- **Aim of the exercise**: Return the lines below exactly, from the first line to the line that contains "import * as". Leave out pictures.

- **Data extract**:

■ ■ ■

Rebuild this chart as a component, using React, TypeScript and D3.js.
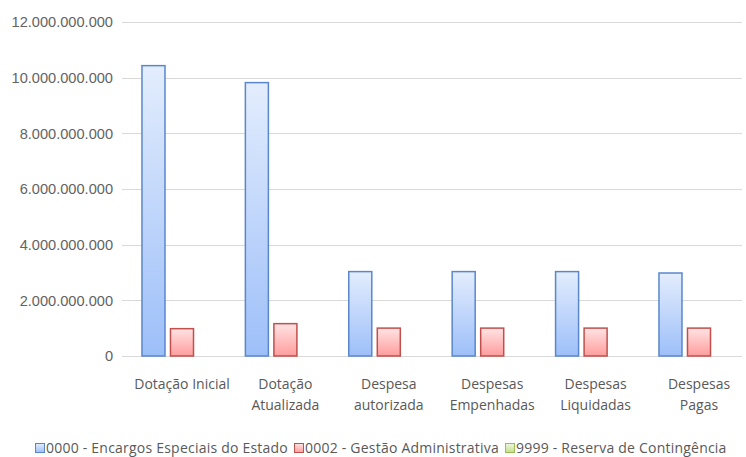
import { useEffect, useRef } from "react";
import * as d3 from "d3";

const categories = [
  ["Dotação Inicial"],
  ["Dotação", "Atualizada"],
  ["Despesa", "autorizada"],
  ["Despesas", "Empenhadas"],
  ["Despesas", "Liquidadas"],
  ["Despesas", "Pagas"],
];
const seriesNames = [
  "0000 - Encargos Especiais do Estado",
  "0002 - Gestão Administrativa",
  "9999 - Reserva de Contingência",
];
const encargos = [10.45e9, 9.84e9, 3.05e9, 3.05e9, 3.05e9, 3.0e9];
const gestao = [1.0e9, 1.18e9, 1.02e9, 1.02e9, 1.02e9, 1.02e9];
const reserva = [0, 0, 0, 0, 0, 0];
const yTicks = [0, 2e9, 4e9, 6e9, 8e9, 10e9, 12e9];

const palette = [
  { top: "#e3edfd", bottom: "#9dbff9", stroke: "#5a87cc" },
  { top: "#ffe3e3", bottom: "#ff9d9d", stroke: "#c0504d" },
  { top: "#eef7dc", bottom: "#c3e08a", stroke: "#9bbb59" },
];

export default function App() {
  const ref = useRef<SVGSVGElement>(null);

  useEffect(() => {
    const svg = d3.select(ref.current);
    svg.selectAll("*").remove();
    const font = "'Open Sans', sans-serif";
    const values = [encargos, gestao, reserva];

    const defs = svg.append("defs");
    palette.forEach((p, i) => {
      const g = defs
        .append("linearGradient")
        .attr("id", `grad${i}`)
        .attr("x1", 0)
        .attr("y1", 0)
        .attr("x2", 0)
        .attr("y2", 1);
      g.append("stop").attr("offset", "0%").attr("stop-color", p.top);
      g.append("stop").attr("offset", "100%").attr("stop-color", p.bottom);
    });

    // category bands: centers ~182 .. ~699
    const x0 = d3
      .scaleBand<number>()
      .domain(categories.map((_, i) => i))
      .range([130.3, 750.7])
      .paddingInner(0.216)
      .paddingOuter(0.108);
    const x1 = d3
      .scaleBand<number>()
      .domain([0, 1, 2])
      .range([0, x0.bandwidth()])
      .paddingInner(0.158);
    const y = d3.scaleLinear().domain([0, 12e9]).range([356, 22]);

    const fmt = (v: number) => d3.format(",")(v).replace(/,/g, ".");

    // grid
    svg
      .append("g")
      .selectAll("line")
      .data(yTicks)
      .join("line")
      .attr("x1", 122)
      .attr("x2", 742)
      .attr("y1", (d) => Math.round(y(d)) + 0.5)
      .attr("y2", (d) => Math.round(y(d)) + 0.5)
      .attr("stroke", "#d9d9d9")
      .attr("stroke-width", 1);

    svg
      .append("g")
      .selectAll("text")
      .data(yTicks)
      .join("text")
      .attr("x", 113)
      .attr("y", (d) => y(d))
      .attr("dy", "0.36em")
      .attr("text-anchor", "end")
      .attr("font-family", "'Liberation Sans', Arial, sans-serif")
      .attr("font-size", 14.6)
      .attr("fill", "#636363")
      .text(fmt);

    // bars
    const groups = svg
      .append("g")
      .selectAll("g")
      .data(categories.map((_, i) => i))
      .join("g")
      .attr("transform", (i) => `translate(${x0(i)},0)`);

    groups
      .selectAll("rect")
      .data((i) => values.map((s, k) => ({ k, v: s[i] })).filter((d) => d.v > 0))
      .join("rect")
      .attr("x", (d) => x1(d.k)! + 0.5)
      .attr("y", (d) => y(d.v) + 0.5)
      .attr("width", x1.bandwidth() - 1)
      .attr("height", (d) => y(0) - y(d.v) - 0.5)
      .attr("fill", (d) => `url(#grad${d.k})`)
      .attr("stroke", (d) => palette[d.k].stroke)
      .attr("stroke-width", 1.5);

    // category labels
    const labels = svg
      .append("g")
      .selectAll("text")
      .data(categories)
      .join("text")
      .attr("x", (_, i) => x0(i)! + x0.bandwidth() / 2)
      .attr("y", 389)
      .attr("text-anchor", "middle")
      .attr("font-family", font)
      .attr("font-size", 14)
      .attr("fill", "#595959");
    labels
      .selectAll("tspan")
      .data((d) => d)
      .join("tspan")
      .attr("x", function () {
        return (this.parentNode as SVGTextElement).getAttribute("x");
      })
      .attr("dy", (_, j) => (j === 0 ? 0 : 21))
      .text((d) => d);

    // legend
    const legend = svg.append("g").attr("transform", "translate(35,453)");
    let lx = 0;
    seriesNames.forEach((name, i) => {
      const item = legend.append("g").attr("transform", `translate(${lx},0)`);
      item
        .append("rect")
        .attr("x", 0.5)
        .attr("y", -9.5)
        .attr("width", 9)
        .attr("height", 9)
        .attr("fill", `url(#grad${i})`)
        .attr("stroke", palette[i].stroke);
      const t = item
        .append("text")
        .attr("x", 11)
        .attr("y", 0)
        .attr("font-family", font)
        .attr("font-size", 14)
        .attr("letter-spacing", 0.22)
        .attr("fill", "#595959")
        .text(name);
      const w = (t.node() as SVGTextElement).getComputedTextLength();
      lx += 11 + w + 6;
    });
  }, []);

  return (
    <svg
      ref={ref}
      width={746}
      height={457}
      style={{ position: "absolute", left: 0, top: 0, background: "#fff" }}
    />
  );
}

■ ■ ■

- **Right answer**:
Rebuild this chart as a component, using React, TypeScript and D3.js.
import { useEffect, useRef } from "react";
import * as d3 from "d3";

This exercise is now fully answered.